Published on September 13, 2023 by Morgan Black  
Carden Art
Art Carden, the Margaret Gage Bush distinguished professor of economics at Samford University's Brock School of Business, has had a new paper, “Gordon Tullock and the Economics of Slavery”, published by Public Choice.
Carden is a co-author on the paper with Phillip Magness from the American Institute for Economic Research and Ilia Murtazashvili from the University of Pittsburgh Graduate School of Public and International Affairs.
The American economist Gordon Tullock (1922-2014) published widely, but he published very little on the economics of slavery. This does not mean he didn’t think hard about it. In the paper, Carden and his co-authors use Tullock’s unpublished personal correspondence to identify and develop his theory of American slavery.
This study is similar to the co-authors’ 2022 paper “’The Danger of Deplorable Reactions’: W.H. Hutt on Liberalism, Populism, and the Constitutional Political Economic Racism”, which was published by the Independent Review.
Carden said, “Tullock was a unique mind who applied the economic way of thinking widely. While he clearly thought about it, he published very little on slavery. He was also a colorful character: it was long said that your career as an economist was not complete unless Tullock insulted you at some point, which was a sign he took you seriously. I checked that off my bucket list when he insulted me at the 2007 Public Choice Society conference in Amsterdam.”

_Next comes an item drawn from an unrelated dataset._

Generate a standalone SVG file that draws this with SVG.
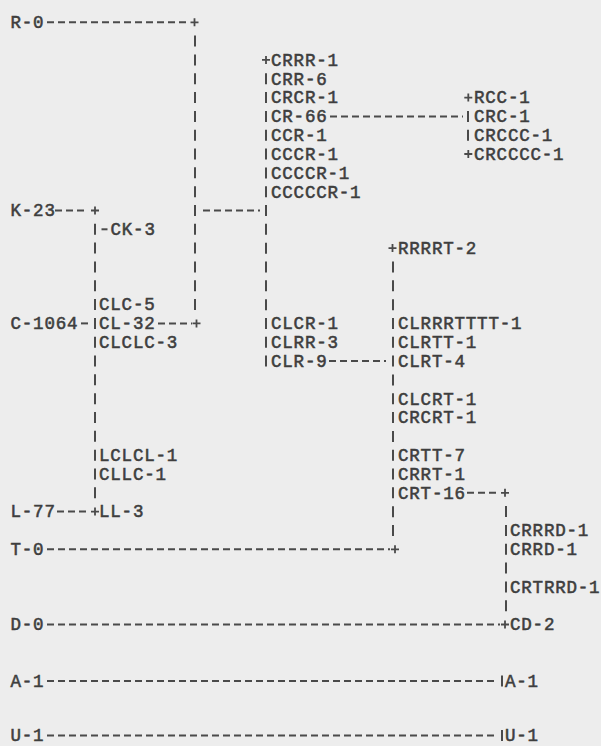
<svg xmlns="http://www.w3.org/2000/svg" xmlns:xlink="http://www.w3.org/1999/xlink" width="601" height="746" viewBox="0 0 601 746">
<style>
.t{font-family:"Liberation Mono","DejaVu Sans Mono",monospace;font-size:17.5px;letter-spacing:0.8px;fill:#3e3e3e;stroke:#3e3e3e;stroke-width:0.55px}
.h{stroke:#4a4a4a;stroke-width:2;stroke-dasharray:7 4;fill:none}
.v{stroke:#4a4a4a;stroke-width:2;stroke-dasharray:11 7.82;fill:none}
.p{stroke:#4a4a4a;stroke-width:1.8;fill:none}
</style>
<defs>
<path id="plus" d="M-4 0H4M0-4V4"/>
</defs>
<rect width="601" height="746" fill="#ededed"/>
<g id="connectors">
<line class="h" x1="47" y1="22.3" x2="190" y2="22.3"/>
<line class="h" x1="330" y1="116.4" x2="463" y2="116.4"/>
<line class="h" x1="55" y1="210.5" x2="88" y2="210.5"/>
<line class="h" x1="203" y1="210.5" x2="260" y2="210.5"/>
<line class="h" x1="101.5" y1="229.3" x2="107.5" y2="229.3"/>
<line class="h" x1="81" y1="323.4" x2="88" y2="323.4"/>
<line class="h" x1="158" y1="323.4" x2="192" y2="323.4"/>
<line class="h" x1="329" y1="361.1" x2="386" y2="361.1"/>
<line class="h" x1="467" y1="492.8" x2="500" y2="492.8"/>
<line class="h" x1="57" y1="511.6" x2="89" y2="511.6"/>
<line class="h" x1="47" y1="549.3" x2="390" y2="549.3"/>
<line class="h" x1="47" y1="624.5" x2="500" y2="624.5"/>
<line class="h" x1="47" y1="681" x2="497" y2="681"/>
<line class="h" x1="47" y1="735.5" x2="497" y2="735.5"/>
<line class="v" x1="195" y1="35.6" x2="195" y2="310.1"/>
<line class="v" x1="266" y1="73.3" x2="266" y2="366.6"/>
<line class="v" x1="95" y1="223.8" x2="95" y2="498.3"/>
<line class="v" x1="393" y1="261.5" x2="393" y2="535.9"/>
<line class="v" x1="468" y1="110.9" x2="468" y2="140.7"/>
<line class="v" x1="506" y1="506.1" x2="506" y2="611.2"/>
<line class="v" x1="502" y1="675.5" x2="502" y2="686.5"/>
<line class="v" x1="502" y1="730" x2="502" y2="741"/>
<use class="p" xlink:href="#plus" x="194.5" y="22.3"/>
<use class="p" xlink:href="#plus" x="196.5" y="323.4"/>
<use class="p" xlink:href="#plus" x="266" y="59.9"/>
<use class="p" xlink:href="#plus" x="95" y="210.5"/>
<use class="p" xlink:href="#plus" x="95" y="511.6"/>
<use class="p" xlink:href="#plus" x="392.5" y="248.1"/>
<use class="p" xlink:href="#plus" x="395" y="549.3"/>
<use class="p" xlink:href="#plus" x="468.3" y="97.6"/>
<use class="p" xlink:href="#plus" x="468.3" y="154"/>
<use class="p" xlink:href="#plus" x="505" y="492.8"/>
<use class="p" xlink:href="#plus" x="505" y="624.5"/>
</g>
<g id="node-R-0"><text class="t" x="10.5" y="28.1">R-0</text></g>
<g id="node-CRRR-1"><text class="t" x="271" y="65.7">CRRR-1</text></g>
<g id="node-CRR-6"><text class="t" x="271" y="84.6">CRR-6</text></g>
<g id="node-CRCR-1"><text class="t" x="271" y="103.4">CRCR-1</text></g>
<g id="node-CR-66"><text class="t" x="271" y="122.2">CR-66</text></g>
<g id="node-CCR-1"><text class="t" x="271" y="141">CCR-1</text></g>
<g id="node-CCCR-1"><text class="t" x="271" y="159.8">CCCR-1</text></g>
<g id="node-CCCCR-1"><text class="t" x="271" y="178.7">CCCCR-1</text></g>
<g id="node-CCCCCR-1"><text class="t" x="271" y="197.5">CCCCCR-1</text></g>
<g id="node-RCC-1"><text class="t" x="474" y="103.4">RCC-1</text></g>
<g id="node-CRC-1"><text class="t" x="474" y="122.2">CRC-1</text></g>
<g id="node-CRCCC-1"><text class="t" x="474" y="141">CRCCC-1</text></g>
<g id="node-CRCCCC-1"><text class="t" x="474" y="159.8">CRCCCC-1</text></g>
<g id="node-K-23"><text class="t" x="10.5" y="216.3">K-23</text></g>
<g id="node-CK-3"><text class="t" x="110.5" y="235.1">CK-3</text></g>
<g id="node-RRRRT-2"><text class="t" x="398" y="253.9">RRRRT-2</text></g>
<g id="node-CLC-5"><text class="t" x="99" y="310.4">CLC-5</text></g>
<g id="node-C-1064"><text class="t" x="10.5" y="329.2">C-1064</text></g>
<g id="node-CL-32"><text class="t" x="99" y="329.2">CL-32</text></g>
<g id="node-CLCLC-3"><text class="t" x="99" y="348">CLCLC-3</text></g>
<g id="node-CLCR-1"><text class="t" x="271" y="329.2">CLCR-1</text></g>
<g id="node-CLRR-3"><text class="t" x="271" y="348">CLRR-3</text></g>
<g id="node-CLR-9"><text class="t" x="271" y="366.9">CLR-9</text></g>
<g id="node-CLRRRTTTT-1"><text class="t" x="398" y="329.2">CLRRRTTTT-1</text></g>
<g id="node-CLRTT-1"><text class="t" x="398" y="348">CLRTT-1</text></g>
<g id="node-CLRT-4"><text class="t" x="398" y="366.9">CLRT-4</text></g>
<g id="node-CLCRT-1"><text class="t" x="398" y="404.5">CLCRT-1</text></g>
<g id="node-CRCRT-1"><text class="t" x="398" y="423.3">CRCRT-1</text></g>
<g id="node-LCLCL-1"><text class="t" x="99" y="461">LCLCL-1</text></g>
<g id="node-CLLC-1"><text class="t" x="99" y="479.8">CLLC-1</text></g>
<g id="node-CRTT-7"><text class="t" x="398" y="461">CRTT-7</text></g>
<g id="node-CRRT-1"><text class="t" x="398" y="479.8">CRRT-1</text></g>
<g id="node-CRT-16"><text class="t" x="398" y="498.6">CRT-16</text></g>
<g id="node-L-77"><text class="t" x="10.5" y="517.4">L-77</text></g>
<g id="node-LL-3"><text class="t" x="99" y="517.4">LL-3</text></g>
<g id="node-CRRRD-1"><text class="t" x="510" y="536.2">CRRRD-1</text></g>
<g id="node-T-0"><text class="t" x="10.5" y="555.1">T-0</text></g>
<g id="node-CRRD-1"><text class="t" x="510" y="555.1">CRRD-1</text></g>
<g id="node-CRTRRD-1"><text class="t" x="510" y="592.7">CRTRRD-1</text></g>
<g id="node-D-0"><text class="t" x="10.5" y="630.3">D-0</text></g>
<g id="node-CD-2"><text class="t" x="510" y="630.3">CD-2</text></g>
<g id="node-A-1-left"><text class="t" x="10.5" y="686.8">A-1</text></g>
<g id="node-A-1-right"><text class="t" x="505" y="686.8">A-1</text></g>
<g id="node-U-1-left"><text class="t" x="10.5" y="741.3">U-1</text></g>
<g id="node-U-1-right"><text class="t" x="505" y="741.3">U-1</text></g>
</svg>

Samford is a leading Christian university offering undergraduate programs grounded in the liberal arts with an array of nationally recognized graduate and professional schools. Founded in 1841, Samford is the 87th-oldest institution of higher learning in the United States. Samford enrolls 5,791 students from 49 states, Puerto Rico and 16 countries in its 10 academic schools: arts, arts and sciences, business, divinity, education, health professions, law, nursing, pharmacy and public health. Samford fields 17 athletic teams that compete in the tradition-rich Southern Conference and ranks 6th nationally for its Graduation Success Rate among all NCAA Division I schools.